Objective: To assess whether physical activity, diet or inflammation is a more important determinant of body mass index (BMI) and body fat (BF) in patients with rheumatoid arthritis (RA).
Methods: A total of 150 RA patients (102 female) were assessed for BMI and BF. Their habitual physical activity was assessed with the international physical activity questionnaire (IPAQ) and their energy intake with a 3-day food diary. Pro-inflammatory cytokines (interleukins, IL-1 and IL-6, and tumor necrosis factor-alpha), erythrocyte sedimentation rate, C-reactive protein, disease activity score-28 and physical function (Health Assessment Questionnaire-HAQ) were also measured.
Results: BMI correlated inversely with IPAQ (r=-0.511, P=0.000) and positively with energy intake (r=0.331, P=0.016) and HAQ (r=0.133, P=0.042). BF correlated inversely with IPAQ (r=-0.575, P=0.000) and positively with HAQ (r=0.201, P=0.037). Normal weight patients were more physically active compared with those who were either overweight (P=0.006) or obese (P=0.000). Underweight patients consumed significantly fewer calories compared with other patients (P<0.05 in all cases). Cytokines or HAQ did not differ between weight groups. IPAQ was the sole predictor of obesity, whereas energy intake was the sole predictor of underweight.

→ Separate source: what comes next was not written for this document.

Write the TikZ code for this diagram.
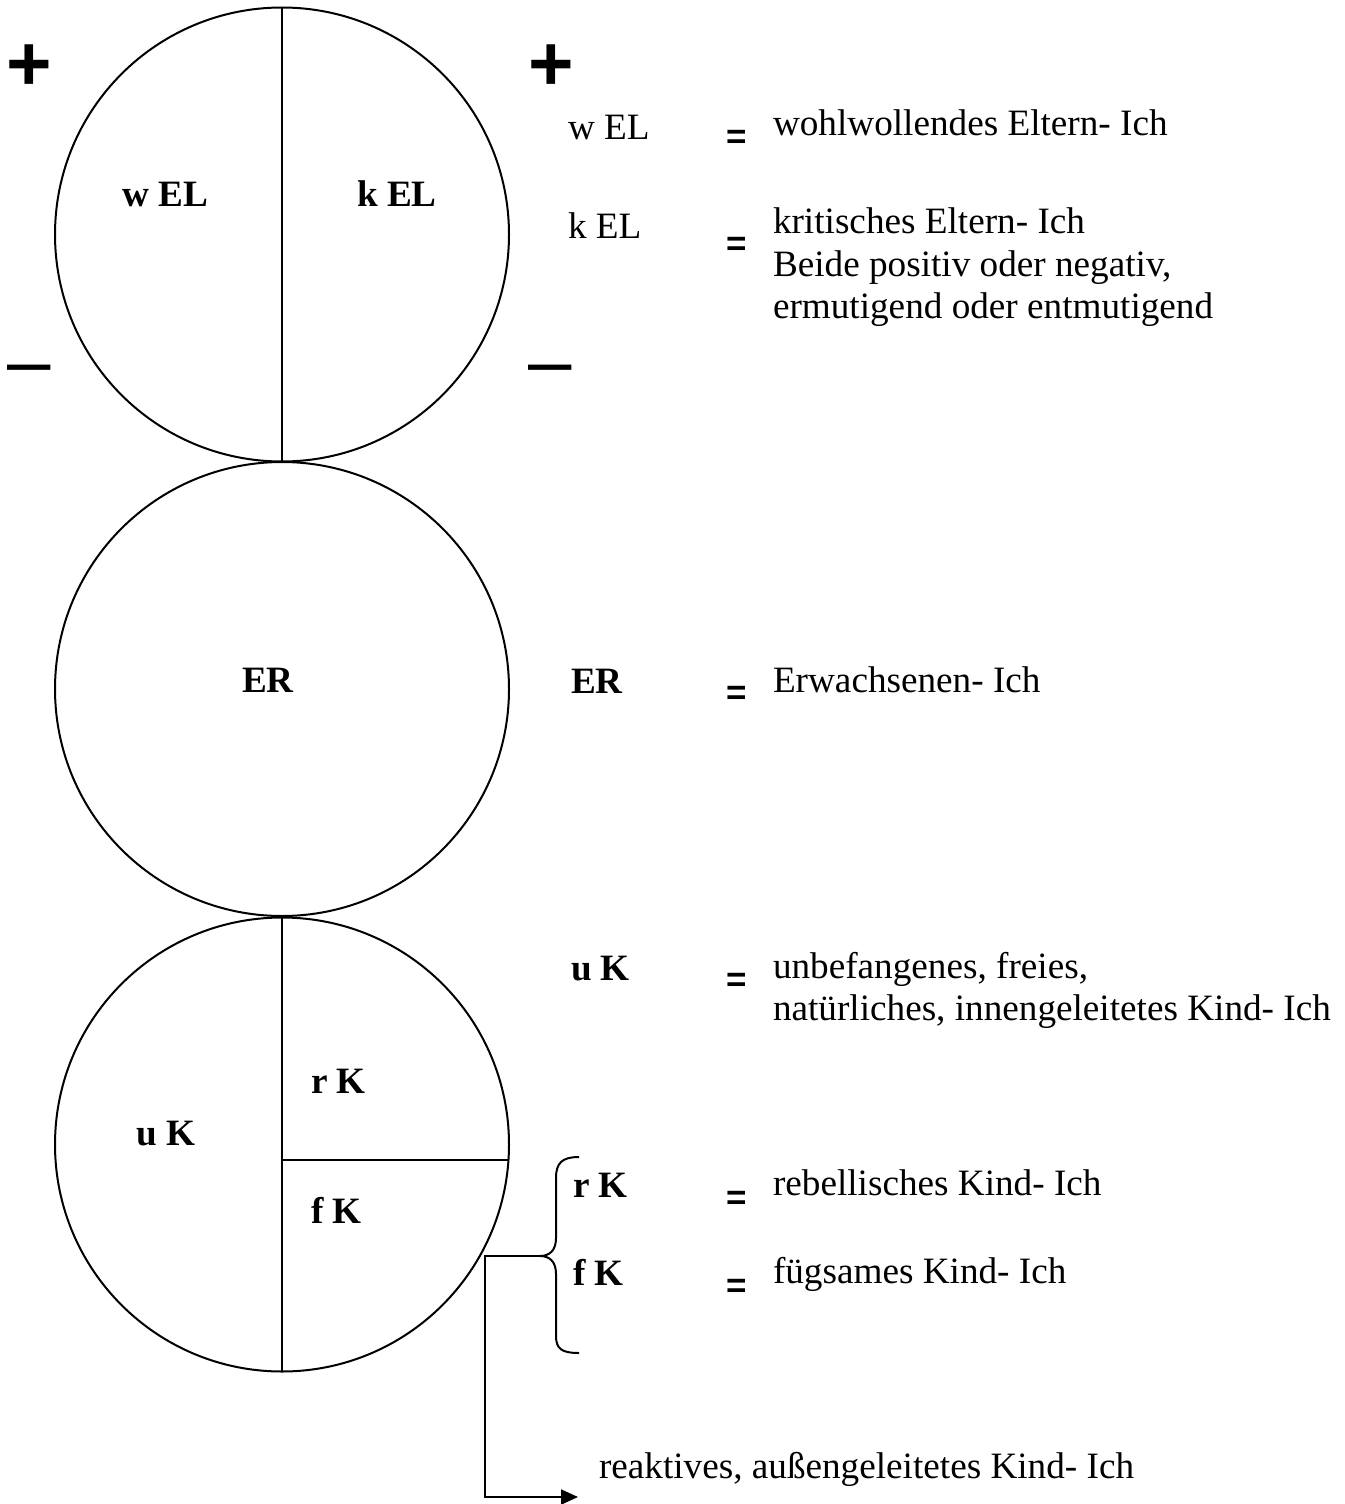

Conclusions: Inflammation does not seem to influence BMI and BF in RA. As in the general population, high levels of habitual physical activity associate with low BMI and BF in RA. Energy intake is a major determinant of being underweight in those who consume fewer calories. Further research is needed to investigate the suitability of exercise and diet modalities, and their effects on the body composition of RA patients.